I can’t speak on behalf of people of colour but I assume it is a challenge in the wellness industry as it has become a heavily saturated white domain. (another blog post entirely)I know for a fact that the yoga industry is female dominated yet some of the male teachers seem to excel in the craft much quicker than us? Isn’t it funny how in the corporate world where men hold 62% of the managerial positions compared to females at just 38% we often say well maybe more men work in that field, that’s why they dominate. Yet in an industry where men are very few they seem to climb to the top first. You’re right its not that funny.
Emily Hu also notes that if you have grown up believing you gained success through beauty, or how you look in comparison to your skills and intelligence you may suffer with imposter syndrome too. I am not here professing I am beautiful, but sometimes I do consider why I am successful and if I looked different would I be in the same spaces as I am now. I am aware of my privilege in that sense. I would love to know if you are reading this you have ever felt the same? Or maybe you have a story to tell, I would love to hear it.
I have battled for weeks with this feeling of not being ‘yogi’ enough. Which is completely mental considering the yogic outlook is rooted in kindness and compassion, but I just couldn’t seem to shake the idea of “a jack of all trades is a master of none.” Was I going to lose all my credibility as a yoga teacher. It was ringing in my ears, the more I walk down this path the more pilates private clients I seemed to be getting, the more I was slipping away from being relevant in the yoga world. Another question I was faced with. Why do I need to be relevant at all?
It wasn’t until I had dinner with a dear friend that they shook some sense into me. He brandished his phone and looked me square in the face, nobody ever references the full quote….
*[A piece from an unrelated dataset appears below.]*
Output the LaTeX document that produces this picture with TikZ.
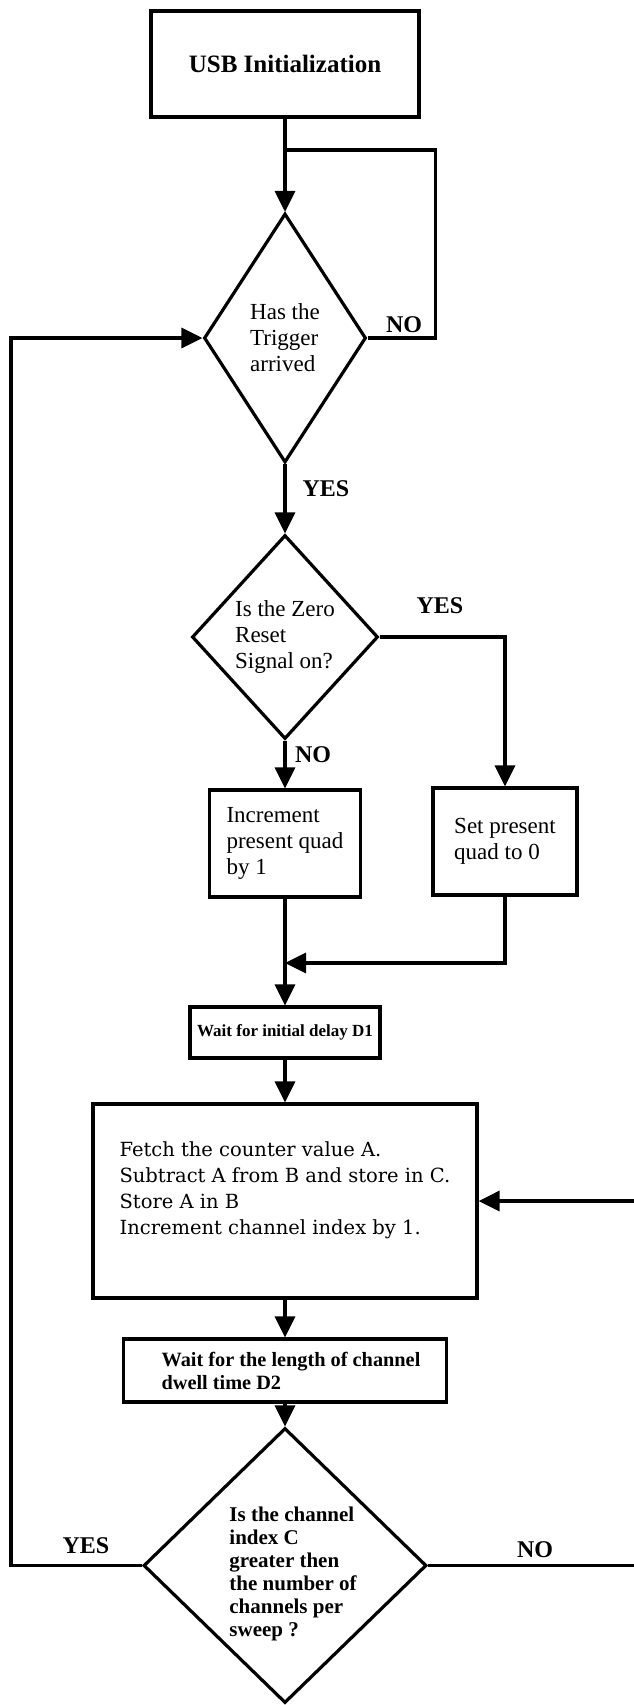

“A jack of all trades is a master of none, but oftentimes better than a master of one.”
Maybe I can do both well. What do you think? The first step is to talk about how you feel, to establish some allies and advocates in your field who can support you. As an instructor I spend majority of my time alone. That’s where the thoughts have a chance to breed. Get together with people in your field and take a refreshing breather when you realise you aren’t the only one who feels this way.